The offline approach to build the Attribute Index adopted in Hash-based Table Segments leads to having a backlog of PUT and/or REMOVE operations that are stored in Tier-1, but not yet indexed and stored in LTS. If LTS is unavailable for a long period of time and one of such Hash-based Table Segments continues to receive load, there is a risk of having too much data being accumulated in Tier-1 only. This may be especially problematic as keys and values stored in Tier-1 are also cached in memory to guarantee consistency, in a process called Table Segment "pre-index" or "tail-caching". Due to this, there are a few parameters that limit the amount of non-indexed (i.e., written in Tier-1 but not yet to LTS) data that Hash-based Table Segments can tolerate: - tables.preindex.bytes.max (defaults to 128MB): The maximum un-indexed data length for which a Hash-based Table Segment can perform tail-caching. - tables.recovery.timeout.millis (defaults to 60 seconds): The maximum amount of time to wait for a Table Segment Recovery. - tables.unindexed.bytes.max (defaults to 128MB): The maximum allowed un-indexed data length for a Segment. Any updates that occur while the amount of un-indexed data exceeds this threshold will be blocked until the amount of un-indexed data is reduced. - tables.systemcritical.unindexed.bytes.max (defaults to 256MB): Same as the previous parameter, but for Metadata Table Segments (i.e., container_metadata and storage_metadata on each Segment Container).

In rare cases in which LTS is super slow or unavailable for hours, but there is some activity happening in a Hash-based Table Segment, we can find errors in the logs such as:

2022-08-08 13:07:57,194 1192230051 [core-19] INFO i.p.s.s.tables.ContainerKeyIndex - KeyIndex[27]: Table Segment 14 cannot perform tail-caching because tail index too long (150542984).

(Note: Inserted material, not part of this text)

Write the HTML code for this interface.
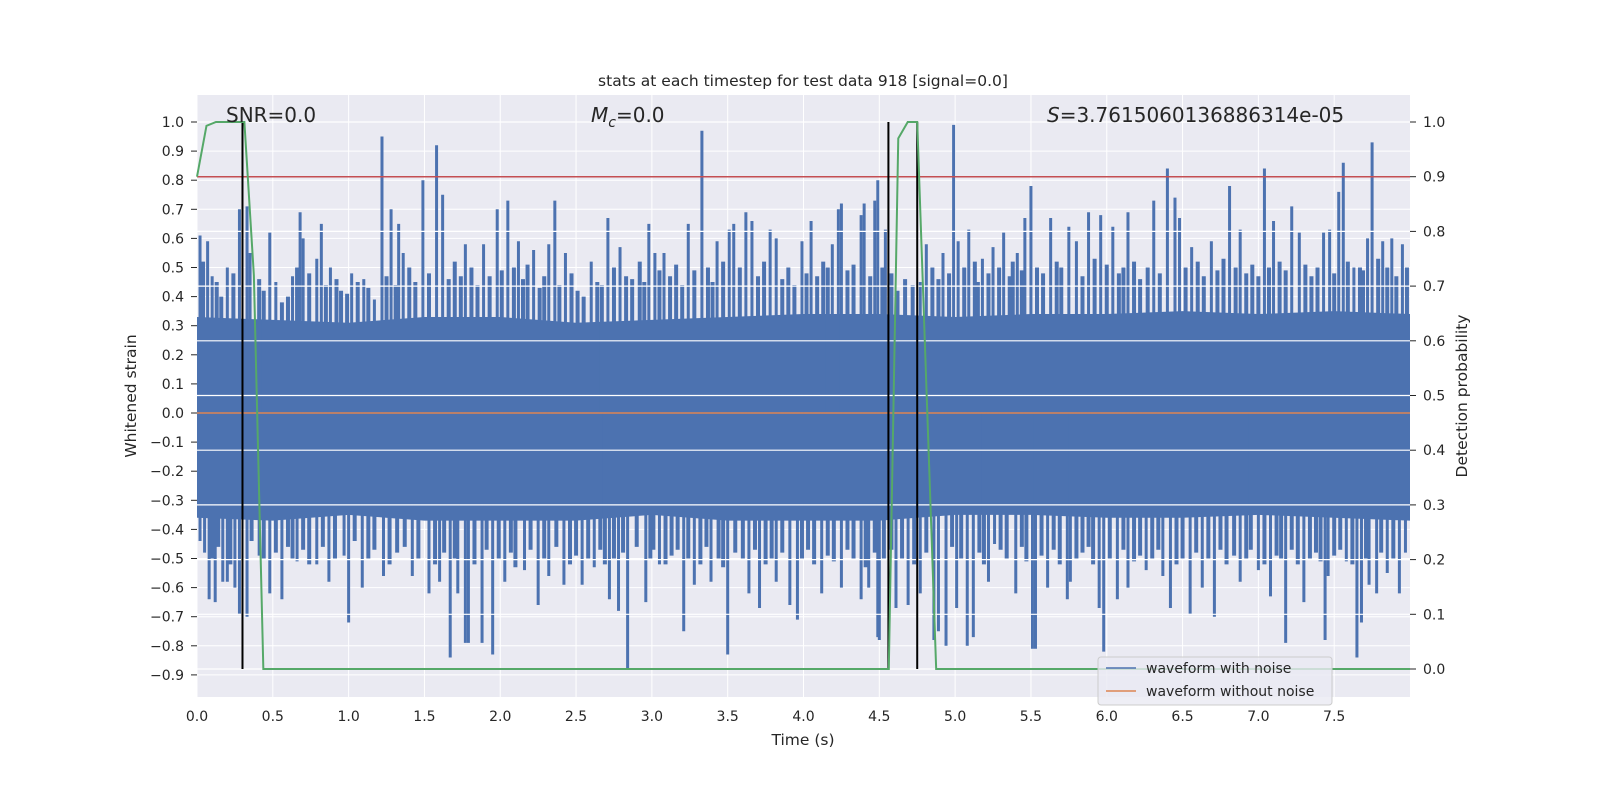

2022-08-08 13:07:57,194 1192230051 [core-19] INFO i.p.s.s.tables.ContainerKeyIndex - KeyIndex[27]:: System-critical TableSegment 3 is blocked due to reaching max unindexed size.

Messages like the ones above indicate that Table Segments may not be able to recover, to write new entries, or both. If the impacted Hash-based Table Segments are critical for the operation of Pravega, it may leave the impacted Segment Container unable for processing new operations. Once this situation is reached, recovering the Segment Container requires manual intervention.

Repair Procedure¶

The repair procedure is relatively simple and works as follows:

Make sure that LTS is available and works properly: The root cause of the problem is related to LTS not being able to store data fast enough, or just being unavailable for a very long period of time. Any attempt to recover Pravega first requires to be sure that LTS is working fine.
Temporarily update Table Segment un-indexed data parameters: Once LTS is back to working state, we need to increase the values in the aforementioned parameters. Concretely, the following errors related to the configuration parameters: i) ...tail index too long. requires increasing tables.preindex.bytes.max, ii) ...recovery timed out. requires increasing tables.recovery.timeout.millis, iii) ...blocked due to reaching max unindexed size requires increasing tables.unindexed.bytes.max or tables.systemcritical.unindexed.bytes.max, depending on whether the Table Segment is a metadata one (i.e., container_metadata and storage_metadata on each Segment Container) or not. The values to be set should be enough to get through the blocker issue. For instance, if one Table Segment shows a log like cannot perform tail-caching because tail index too long (150542984), it is reasonable to configure tables.preindex.bytes.max to 256MBs. However, setting an excessively high value may be problematic in the case that LTS is still not working properly, as data may continue getting accumulated up to the configured value. If multiple error messages are found related to Table Segments, you can update all these parameters to higher values. Also, note that the "pre-index" or "tail-caching" process involves storing data in cache. For this reason, in some cases, it may be necessary to also temporarily increase cache size (i.e.,pravegaservice.cache.size.max) and Direct Memory as well (see Segment Store Cache Size and Memory Settings).
Inspect metrics and confirm that un-indexed data is actually being consumed: Once the parameters have been increased, we need to be sure that the un-indexed data for Table Segments is being processed. To this end, a recommended procedure is to keep an eye to the segmentstore.tablesegment.used_credits metric. Once you confirm that this metric decreases for the relevant Table Segments, it is a clear indication that Pravega is moving data to LTS, including the Table Segment operations to be indexed. An example of analyzing this metric can be found in this issue.
Revert changes in Table Segment un-indexed data parameters: Once all Table Segments have consumed the outstanding un-indexed data, it is time to revert the configuration changes made to recover the cluster. Otherwise, if we find again a long-lasting problem with LTS, some Table Segments may accumulate much more data this time, as the bounds for un-indexed data have been increased (the more accumulated data, the more complex it is to recover the cluster).